• 2014年5月27日星期二

    Singapore blogger offers PM compensation for defamatory post

    SINGAPORE, May 27, 2014- A Singaporean blogger accused by Prime Minister Lee Hsien Loong of defamation on Tuesday offered compensation after initially refusing to do so, as the premier's lawyer accused him of lacking contrition.

    "Our client proposes to offer Sg$5,000 ($4,000) as damages to the Prime Minister," Roy Ngerng Yi Ling's legal counsel M. Ravi said in a letter to Lee's lawyer.

    "The sum of Sg$5,000 is based on our client's modest living and income that he derives from working as a healthcare worker," Ravi wrote in the letter, released to the media.

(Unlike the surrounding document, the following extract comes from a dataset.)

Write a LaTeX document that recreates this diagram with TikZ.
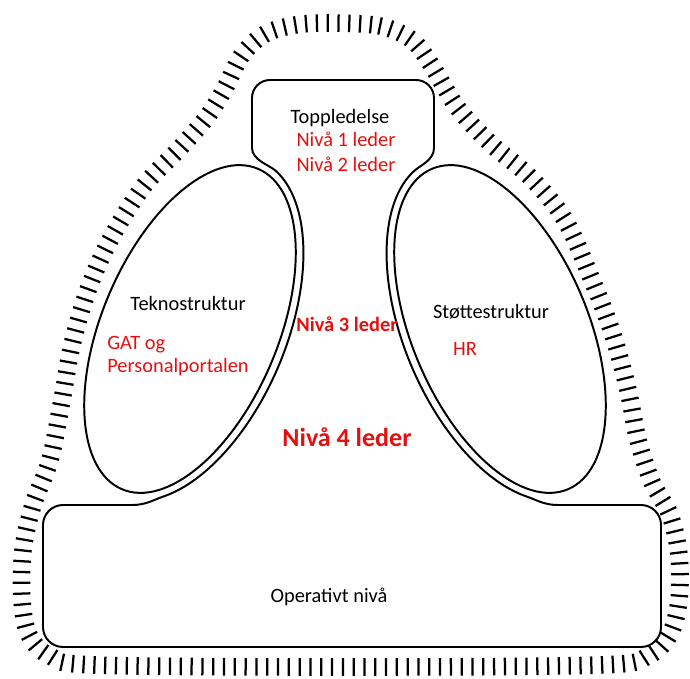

    Lee's lawyer Davinder Singh last week demanded an apology and compensation from 33-year-old Ngerng for a May 15 article seen as accusing the premier of corruption.

    Singh had said the commentary, penned by Ngerng and posted on his blog The Heart Truths, implied that "Lee Hsien Loong, the Prime Minister of Singapore and the chairman of GIC, is guilty of criminal misappropriation of the monies paid by Singaporeans to the CPF (Centl Provident Fund)".

    GIC is a sovereign wealth fund that manages more than $100 billion of the city-state's foreign reserves. CPF is the state pension fund.

    Ngerng has said the article was meant to call for greater transparency on how the pension fund is invested by the government through its two sovereign wealth firms.

    He took down the articles and links to it, and on Friday apologised unreservedly, while urging Lee not to seek damages.

    However, Singh rebutted Monday that his apology "was not and never meant to be genuine" after Ngerng circulated a YouTube video over the weekend where he spoke about his legal predicament.

    Singh said the blogger was "opportunistically" using the case to gain sympathy and renew his attacks against Lee, and that the the prime minister was entitled to "aggravated damages".

    Singh did not immediately respond to an AFP request for comment on whether Lee would accept Ngerng's offer of damages.

    Singapore has ranked top in surveys as one of the world's least corrupt countries, but international human rights groups have regularly accused its leaders of using financially ruinous libel actions to silence critics and political opponents.

    Singaporean leaders, including Lee and his father, former prime minister Lee Kuan Yew, have countered that the lawsuits are necessary to protect their reputations.